=== What to produce ===
Below are the records; pull every line that includes "code".

* * * * * * * * *

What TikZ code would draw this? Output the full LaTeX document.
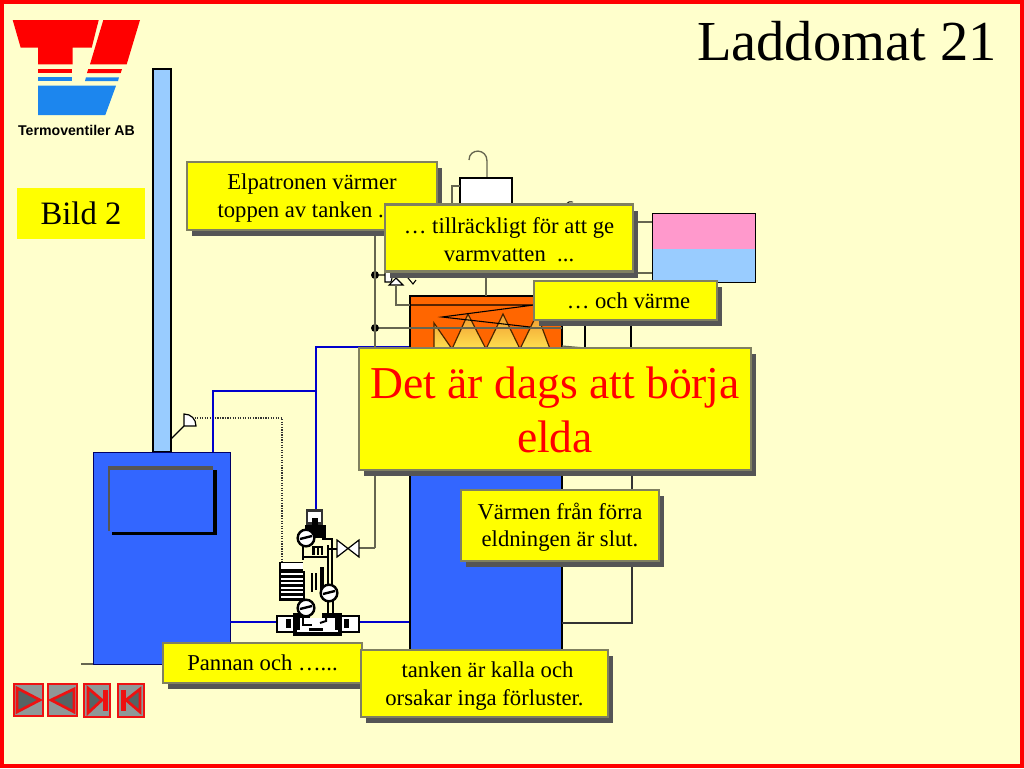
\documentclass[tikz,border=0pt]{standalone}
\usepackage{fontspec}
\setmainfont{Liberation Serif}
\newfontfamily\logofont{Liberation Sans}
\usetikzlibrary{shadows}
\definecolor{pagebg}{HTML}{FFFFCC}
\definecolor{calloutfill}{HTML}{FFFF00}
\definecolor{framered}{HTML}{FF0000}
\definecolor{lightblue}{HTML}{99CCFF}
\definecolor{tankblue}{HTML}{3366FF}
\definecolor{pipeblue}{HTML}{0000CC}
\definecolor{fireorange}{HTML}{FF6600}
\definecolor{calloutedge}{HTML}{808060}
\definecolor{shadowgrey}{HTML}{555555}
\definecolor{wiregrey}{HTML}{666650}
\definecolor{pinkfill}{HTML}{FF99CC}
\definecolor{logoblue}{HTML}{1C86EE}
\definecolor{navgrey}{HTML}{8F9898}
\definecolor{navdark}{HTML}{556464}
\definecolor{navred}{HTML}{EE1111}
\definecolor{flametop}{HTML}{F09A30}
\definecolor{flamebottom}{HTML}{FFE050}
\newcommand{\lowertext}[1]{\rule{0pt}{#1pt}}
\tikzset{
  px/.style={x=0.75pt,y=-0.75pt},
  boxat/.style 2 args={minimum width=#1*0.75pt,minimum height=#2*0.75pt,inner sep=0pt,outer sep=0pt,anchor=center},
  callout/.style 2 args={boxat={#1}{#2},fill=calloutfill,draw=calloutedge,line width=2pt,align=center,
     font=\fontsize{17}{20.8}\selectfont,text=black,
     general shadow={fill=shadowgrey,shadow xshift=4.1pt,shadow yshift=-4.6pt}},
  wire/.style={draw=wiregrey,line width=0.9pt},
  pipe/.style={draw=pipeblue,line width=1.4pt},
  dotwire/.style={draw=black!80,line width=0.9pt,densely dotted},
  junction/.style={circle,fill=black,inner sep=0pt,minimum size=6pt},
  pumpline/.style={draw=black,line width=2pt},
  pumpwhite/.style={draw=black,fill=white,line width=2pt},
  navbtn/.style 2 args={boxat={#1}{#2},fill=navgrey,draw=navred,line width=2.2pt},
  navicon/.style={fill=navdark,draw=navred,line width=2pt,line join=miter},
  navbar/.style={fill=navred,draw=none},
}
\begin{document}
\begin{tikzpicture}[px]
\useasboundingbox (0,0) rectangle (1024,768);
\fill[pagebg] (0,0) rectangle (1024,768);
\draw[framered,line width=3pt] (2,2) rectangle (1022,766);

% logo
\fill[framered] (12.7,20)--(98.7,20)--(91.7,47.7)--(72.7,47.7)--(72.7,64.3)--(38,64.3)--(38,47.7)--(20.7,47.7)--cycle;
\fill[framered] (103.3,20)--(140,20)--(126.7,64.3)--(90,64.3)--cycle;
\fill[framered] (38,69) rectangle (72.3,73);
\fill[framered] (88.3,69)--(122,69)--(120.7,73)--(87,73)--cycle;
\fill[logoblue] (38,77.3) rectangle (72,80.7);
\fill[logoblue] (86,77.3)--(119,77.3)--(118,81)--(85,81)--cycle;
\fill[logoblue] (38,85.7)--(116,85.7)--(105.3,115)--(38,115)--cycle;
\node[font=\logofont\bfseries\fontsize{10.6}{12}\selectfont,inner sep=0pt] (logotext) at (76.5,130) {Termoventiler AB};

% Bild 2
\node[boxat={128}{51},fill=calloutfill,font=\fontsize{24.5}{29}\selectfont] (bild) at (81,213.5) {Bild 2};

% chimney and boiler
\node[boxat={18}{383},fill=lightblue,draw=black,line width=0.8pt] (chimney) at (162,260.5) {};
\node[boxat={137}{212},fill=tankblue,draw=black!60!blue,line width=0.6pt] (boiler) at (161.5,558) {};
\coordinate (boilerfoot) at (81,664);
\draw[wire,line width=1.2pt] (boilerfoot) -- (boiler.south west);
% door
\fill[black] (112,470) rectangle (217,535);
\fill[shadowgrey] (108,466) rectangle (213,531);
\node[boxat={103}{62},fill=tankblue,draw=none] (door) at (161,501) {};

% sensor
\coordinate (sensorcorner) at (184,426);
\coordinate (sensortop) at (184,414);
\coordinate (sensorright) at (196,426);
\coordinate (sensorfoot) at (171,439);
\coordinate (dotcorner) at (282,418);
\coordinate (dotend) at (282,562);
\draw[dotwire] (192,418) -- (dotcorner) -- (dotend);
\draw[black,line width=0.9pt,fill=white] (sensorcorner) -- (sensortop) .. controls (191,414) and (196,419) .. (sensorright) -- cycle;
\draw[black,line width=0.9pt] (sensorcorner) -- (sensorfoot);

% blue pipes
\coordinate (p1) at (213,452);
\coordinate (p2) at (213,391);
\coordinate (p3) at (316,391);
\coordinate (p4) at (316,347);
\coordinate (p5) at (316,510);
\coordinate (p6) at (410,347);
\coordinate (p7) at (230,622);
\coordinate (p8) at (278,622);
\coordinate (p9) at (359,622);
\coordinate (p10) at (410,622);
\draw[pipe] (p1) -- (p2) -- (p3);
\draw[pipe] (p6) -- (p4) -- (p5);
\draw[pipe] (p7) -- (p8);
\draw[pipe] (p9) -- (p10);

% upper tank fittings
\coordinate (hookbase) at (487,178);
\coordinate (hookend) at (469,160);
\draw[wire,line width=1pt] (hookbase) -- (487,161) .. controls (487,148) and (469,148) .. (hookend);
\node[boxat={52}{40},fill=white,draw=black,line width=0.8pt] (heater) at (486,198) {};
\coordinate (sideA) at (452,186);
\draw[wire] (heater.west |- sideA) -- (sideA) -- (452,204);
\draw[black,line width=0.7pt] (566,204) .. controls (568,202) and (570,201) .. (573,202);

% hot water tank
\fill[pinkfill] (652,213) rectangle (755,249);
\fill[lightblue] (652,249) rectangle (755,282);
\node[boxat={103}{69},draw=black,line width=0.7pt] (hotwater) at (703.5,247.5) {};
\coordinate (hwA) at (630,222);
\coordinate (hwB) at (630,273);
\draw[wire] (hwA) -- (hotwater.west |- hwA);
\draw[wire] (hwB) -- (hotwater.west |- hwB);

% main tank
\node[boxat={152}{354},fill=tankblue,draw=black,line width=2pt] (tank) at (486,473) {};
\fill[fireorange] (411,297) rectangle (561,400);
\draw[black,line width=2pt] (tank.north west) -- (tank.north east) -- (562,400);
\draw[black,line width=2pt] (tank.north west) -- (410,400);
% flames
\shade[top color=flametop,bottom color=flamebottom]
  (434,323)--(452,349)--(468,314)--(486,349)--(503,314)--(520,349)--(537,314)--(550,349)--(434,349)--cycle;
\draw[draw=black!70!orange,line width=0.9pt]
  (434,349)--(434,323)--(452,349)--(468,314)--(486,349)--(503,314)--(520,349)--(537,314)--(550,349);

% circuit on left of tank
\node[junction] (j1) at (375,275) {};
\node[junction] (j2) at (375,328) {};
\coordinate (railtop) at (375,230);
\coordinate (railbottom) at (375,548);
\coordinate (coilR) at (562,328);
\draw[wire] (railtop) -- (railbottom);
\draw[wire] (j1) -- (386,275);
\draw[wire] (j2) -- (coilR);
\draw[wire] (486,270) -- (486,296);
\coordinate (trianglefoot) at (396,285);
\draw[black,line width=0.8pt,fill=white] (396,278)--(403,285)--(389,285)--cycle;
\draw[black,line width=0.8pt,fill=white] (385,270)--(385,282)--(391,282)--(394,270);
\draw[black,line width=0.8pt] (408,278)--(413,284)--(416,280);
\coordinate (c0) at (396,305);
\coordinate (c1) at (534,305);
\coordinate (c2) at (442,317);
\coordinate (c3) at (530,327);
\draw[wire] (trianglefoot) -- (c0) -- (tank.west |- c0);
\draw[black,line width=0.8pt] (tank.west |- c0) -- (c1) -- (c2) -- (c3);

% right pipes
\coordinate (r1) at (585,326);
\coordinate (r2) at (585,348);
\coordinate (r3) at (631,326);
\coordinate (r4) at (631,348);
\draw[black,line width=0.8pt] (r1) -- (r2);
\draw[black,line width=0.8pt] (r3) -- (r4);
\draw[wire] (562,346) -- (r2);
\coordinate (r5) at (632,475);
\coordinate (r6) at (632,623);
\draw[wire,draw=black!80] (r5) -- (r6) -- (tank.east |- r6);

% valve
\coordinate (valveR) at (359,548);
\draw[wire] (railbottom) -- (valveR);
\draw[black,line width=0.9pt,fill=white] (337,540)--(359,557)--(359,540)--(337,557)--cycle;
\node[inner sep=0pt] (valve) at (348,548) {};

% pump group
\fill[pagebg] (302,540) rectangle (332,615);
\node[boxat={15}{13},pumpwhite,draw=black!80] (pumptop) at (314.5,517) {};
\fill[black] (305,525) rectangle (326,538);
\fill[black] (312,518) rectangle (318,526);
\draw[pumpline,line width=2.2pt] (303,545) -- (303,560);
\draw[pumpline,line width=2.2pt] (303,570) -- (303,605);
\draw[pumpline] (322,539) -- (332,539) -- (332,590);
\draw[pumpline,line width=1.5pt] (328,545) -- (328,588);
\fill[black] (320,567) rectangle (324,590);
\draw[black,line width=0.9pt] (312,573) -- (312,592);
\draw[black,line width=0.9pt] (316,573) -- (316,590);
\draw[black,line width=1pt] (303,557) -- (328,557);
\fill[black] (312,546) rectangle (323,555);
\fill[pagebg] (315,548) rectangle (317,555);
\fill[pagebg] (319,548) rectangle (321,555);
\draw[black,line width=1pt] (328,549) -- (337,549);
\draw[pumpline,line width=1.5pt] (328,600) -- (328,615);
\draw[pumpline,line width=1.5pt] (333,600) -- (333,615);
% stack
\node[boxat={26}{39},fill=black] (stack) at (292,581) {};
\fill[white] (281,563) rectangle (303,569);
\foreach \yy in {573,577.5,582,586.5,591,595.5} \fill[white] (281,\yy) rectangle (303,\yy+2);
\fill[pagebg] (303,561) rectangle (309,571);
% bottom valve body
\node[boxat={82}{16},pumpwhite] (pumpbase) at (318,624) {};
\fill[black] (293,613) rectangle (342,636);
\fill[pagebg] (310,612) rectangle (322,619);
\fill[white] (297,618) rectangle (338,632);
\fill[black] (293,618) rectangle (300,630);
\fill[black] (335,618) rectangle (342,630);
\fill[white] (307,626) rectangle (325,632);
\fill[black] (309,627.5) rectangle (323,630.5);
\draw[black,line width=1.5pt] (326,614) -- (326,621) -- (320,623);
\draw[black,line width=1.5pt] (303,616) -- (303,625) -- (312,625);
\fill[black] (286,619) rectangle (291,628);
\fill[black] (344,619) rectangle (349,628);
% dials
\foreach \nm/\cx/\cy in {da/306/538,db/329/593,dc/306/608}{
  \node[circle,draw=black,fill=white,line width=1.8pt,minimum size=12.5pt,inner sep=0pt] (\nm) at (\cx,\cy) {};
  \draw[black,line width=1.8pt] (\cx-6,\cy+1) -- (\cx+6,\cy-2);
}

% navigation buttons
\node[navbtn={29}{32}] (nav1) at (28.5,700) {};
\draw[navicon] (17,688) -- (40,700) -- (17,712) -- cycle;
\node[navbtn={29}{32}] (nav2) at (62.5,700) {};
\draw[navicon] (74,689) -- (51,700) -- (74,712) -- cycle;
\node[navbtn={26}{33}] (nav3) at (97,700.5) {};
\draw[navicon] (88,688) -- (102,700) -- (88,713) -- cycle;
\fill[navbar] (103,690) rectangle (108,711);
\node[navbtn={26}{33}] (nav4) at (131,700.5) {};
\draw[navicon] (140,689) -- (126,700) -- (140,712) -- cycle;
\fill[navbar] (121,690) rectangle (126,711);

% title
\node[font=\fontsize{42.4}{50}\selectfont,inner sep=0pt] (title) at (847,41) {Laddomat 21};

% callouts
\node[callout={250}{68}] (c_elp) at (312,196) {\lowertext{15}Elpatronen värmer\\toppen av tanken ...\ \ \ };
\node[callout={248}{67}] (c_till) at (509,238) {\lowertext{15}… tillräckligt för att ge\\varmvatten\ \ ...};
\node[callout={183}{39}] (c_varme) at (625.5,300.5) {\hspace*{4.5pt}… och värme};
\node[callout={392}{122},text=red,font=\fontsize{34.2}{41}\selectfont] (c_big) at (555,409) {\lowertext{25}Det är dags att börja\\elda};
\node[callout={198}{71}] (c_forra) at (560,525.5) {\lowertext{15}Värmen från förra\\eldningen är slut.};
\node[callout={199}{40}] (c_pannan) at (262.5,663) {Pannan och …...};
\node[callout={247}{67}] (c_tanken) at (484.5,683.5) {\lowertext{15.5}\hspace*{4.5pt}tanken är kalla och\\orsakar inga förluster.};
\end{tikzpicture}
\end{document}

* * * * * * * * *

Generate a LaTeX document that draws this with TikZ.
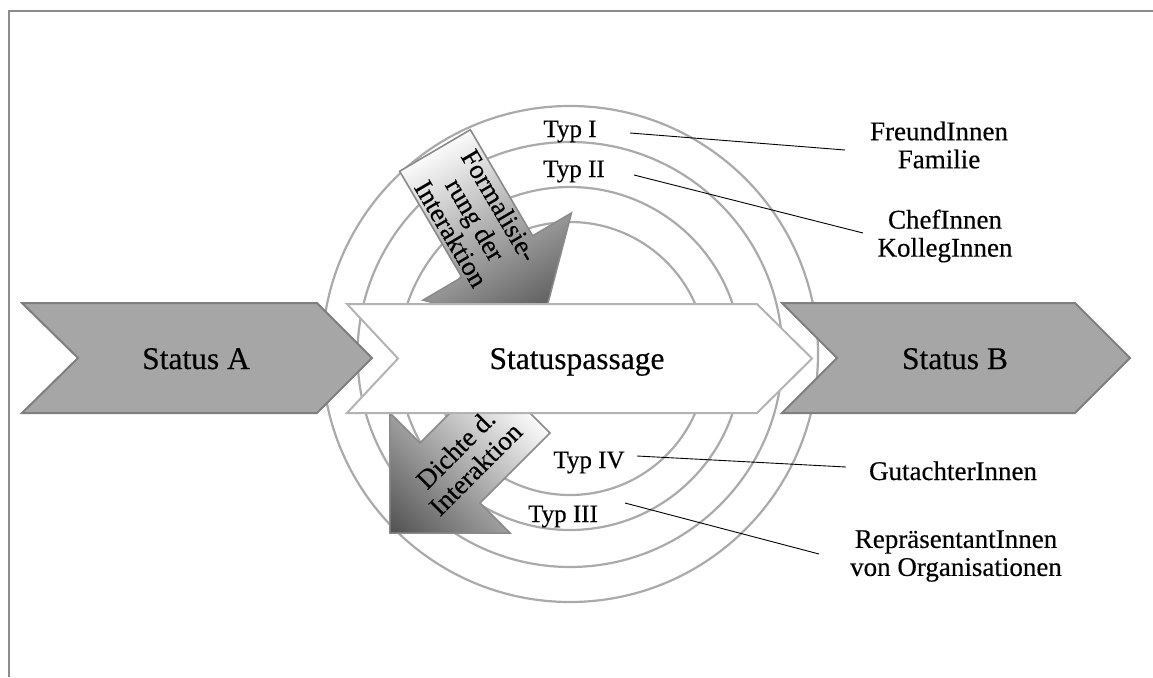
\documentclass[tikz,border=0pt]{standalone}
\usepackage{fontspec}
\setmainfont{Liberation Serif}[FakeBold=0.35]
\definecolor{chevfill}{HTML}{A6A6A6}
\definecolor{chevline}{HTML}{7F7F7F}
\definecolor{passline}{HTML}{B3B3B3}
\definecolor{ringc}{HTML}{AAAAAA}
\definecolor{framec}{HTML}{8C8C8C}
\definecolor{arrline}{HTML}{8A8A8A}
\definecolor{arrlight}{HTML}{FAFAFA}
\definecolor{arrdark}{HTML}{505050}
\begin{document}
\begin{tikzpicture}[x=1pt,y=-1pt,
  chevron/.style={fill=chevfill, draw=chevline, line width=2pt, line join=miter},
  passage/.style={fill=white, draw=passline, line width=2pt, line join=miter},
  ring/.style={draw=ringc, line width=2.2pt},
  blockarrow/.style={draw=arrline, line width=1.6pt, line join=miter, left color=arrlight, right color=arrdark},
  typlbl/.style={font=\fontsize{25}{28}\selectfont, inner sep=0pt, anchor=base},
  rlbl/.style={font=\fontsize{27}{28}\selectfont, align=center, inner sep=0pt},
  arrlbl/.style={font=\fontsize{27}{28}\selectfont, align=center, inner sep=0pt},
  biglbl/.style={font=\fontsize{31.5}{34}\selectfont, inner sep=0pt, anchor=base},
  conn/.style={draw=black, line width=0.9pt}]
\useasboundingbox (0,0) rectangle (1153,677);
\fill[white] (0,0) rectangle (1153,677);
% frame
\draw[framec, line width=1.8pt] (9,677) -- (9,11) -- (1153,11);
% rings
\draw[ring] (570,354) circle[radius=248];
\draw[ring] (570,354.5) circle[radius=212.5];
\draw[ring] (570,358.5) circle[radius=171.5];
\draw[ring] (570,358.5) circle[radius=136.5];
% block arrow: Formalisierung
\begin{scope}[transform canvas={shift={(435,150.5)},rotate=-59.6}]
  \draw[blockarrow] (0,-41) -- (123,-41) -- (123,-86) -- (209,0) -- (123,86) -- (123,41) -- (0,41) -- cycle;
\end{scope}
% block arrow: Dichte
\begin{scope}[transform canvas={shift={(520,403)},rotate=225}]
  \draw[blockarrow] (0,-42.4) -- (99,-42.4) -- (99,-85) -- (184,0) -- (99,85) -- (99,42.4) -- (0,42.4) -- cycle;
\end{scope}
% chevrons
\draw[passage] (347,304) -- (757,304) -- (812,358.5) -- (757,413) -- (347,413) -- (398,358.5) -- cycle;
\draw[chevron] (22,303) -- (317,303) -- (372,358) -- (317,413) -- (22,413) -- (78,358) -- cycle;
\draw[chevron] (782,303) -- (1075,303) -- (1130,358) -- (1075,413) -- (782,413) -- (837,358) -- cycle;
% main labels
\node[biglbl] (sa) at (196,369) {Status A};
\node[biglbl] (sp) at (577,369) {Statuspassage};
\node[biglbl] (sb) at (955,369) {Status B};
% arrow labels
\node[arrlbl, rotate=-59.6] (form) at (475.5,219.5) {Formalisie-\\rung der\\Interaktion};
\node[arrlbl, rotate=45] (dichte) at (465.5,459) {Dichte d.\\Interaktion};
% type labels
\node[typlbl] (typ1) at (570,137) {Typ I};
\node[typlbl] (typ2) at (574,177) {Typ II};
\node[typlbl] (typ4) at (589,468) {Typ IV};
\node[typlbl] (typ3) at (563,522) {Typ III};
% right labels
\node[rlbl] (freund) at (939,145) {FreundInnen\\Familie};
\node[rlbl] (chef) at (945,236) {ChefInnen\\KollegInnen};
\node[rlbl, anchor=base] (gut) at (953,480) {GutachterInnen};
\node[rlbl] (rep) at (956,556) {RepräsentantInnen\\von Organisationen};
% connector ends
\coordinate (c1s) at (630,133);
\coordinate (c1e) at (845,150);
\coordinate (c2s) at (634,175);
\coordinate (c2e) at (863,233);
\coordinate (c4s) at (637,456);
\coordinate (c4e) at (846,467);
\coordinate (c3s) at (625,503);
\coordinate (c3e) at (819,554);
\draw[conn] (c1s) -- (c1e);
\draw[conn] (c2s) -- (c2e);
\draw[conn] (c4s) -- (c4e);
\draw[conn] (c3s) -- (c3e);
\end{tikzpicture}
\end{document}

* * * * * * * * *

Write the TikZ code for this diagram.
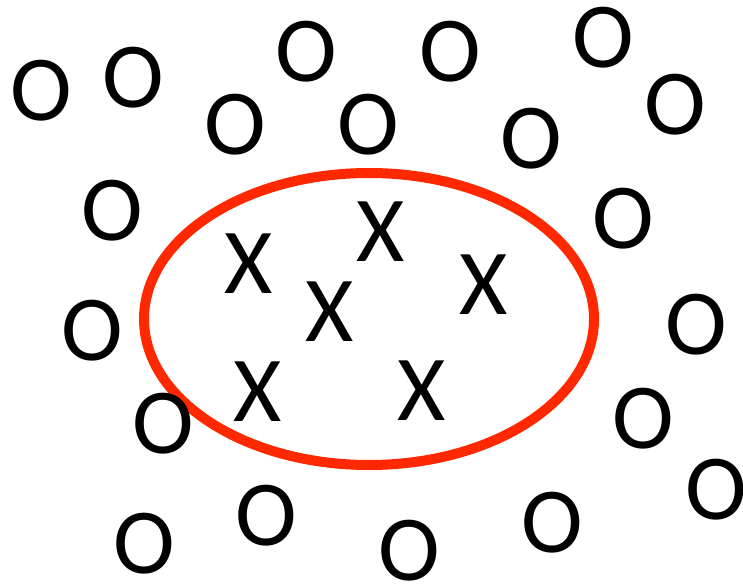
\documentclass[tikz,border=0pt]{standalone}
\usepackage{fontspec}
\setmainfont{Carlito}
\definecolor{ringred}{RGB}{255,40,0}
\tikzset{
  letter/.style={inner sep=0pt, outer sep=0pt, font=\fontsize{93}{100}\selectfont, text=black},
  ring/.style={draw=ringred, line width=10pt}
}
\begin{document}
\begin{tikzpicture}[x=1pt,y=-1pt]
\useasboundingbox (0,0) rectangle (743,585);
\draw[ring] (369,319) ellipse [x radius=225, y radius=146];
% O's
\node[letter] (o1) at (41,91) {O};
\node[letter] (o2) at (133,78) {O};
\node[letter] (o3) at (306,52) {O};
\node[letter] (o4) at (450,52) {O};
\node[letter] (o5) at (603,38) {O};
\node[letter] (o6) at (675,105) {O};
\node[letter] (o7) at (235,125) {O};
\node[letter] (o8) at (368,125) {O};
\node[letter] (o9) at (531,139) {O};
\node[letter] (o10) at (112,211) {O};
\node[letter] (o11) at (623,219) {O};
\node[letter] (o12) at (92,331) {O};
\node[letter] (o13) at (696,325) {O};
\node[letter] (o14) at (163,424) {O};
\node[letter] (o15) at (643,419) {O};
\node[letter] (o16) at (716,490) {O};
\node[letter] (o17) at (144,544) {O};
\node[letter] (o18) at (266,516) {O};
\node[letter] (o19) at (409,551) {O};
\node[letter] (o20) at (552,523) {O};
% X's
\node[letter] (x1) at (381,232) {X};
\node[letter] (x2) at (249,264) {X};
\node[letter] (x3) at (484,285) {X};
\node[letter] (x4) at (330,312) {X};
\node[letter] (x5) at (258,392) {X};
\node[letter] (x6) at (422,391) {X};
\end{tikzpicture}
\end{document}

* * * * * * * * *

=== Written response ===
What TikZ code would draw this? Output the full LaTeX document.
Write the TikZ code for this diagram.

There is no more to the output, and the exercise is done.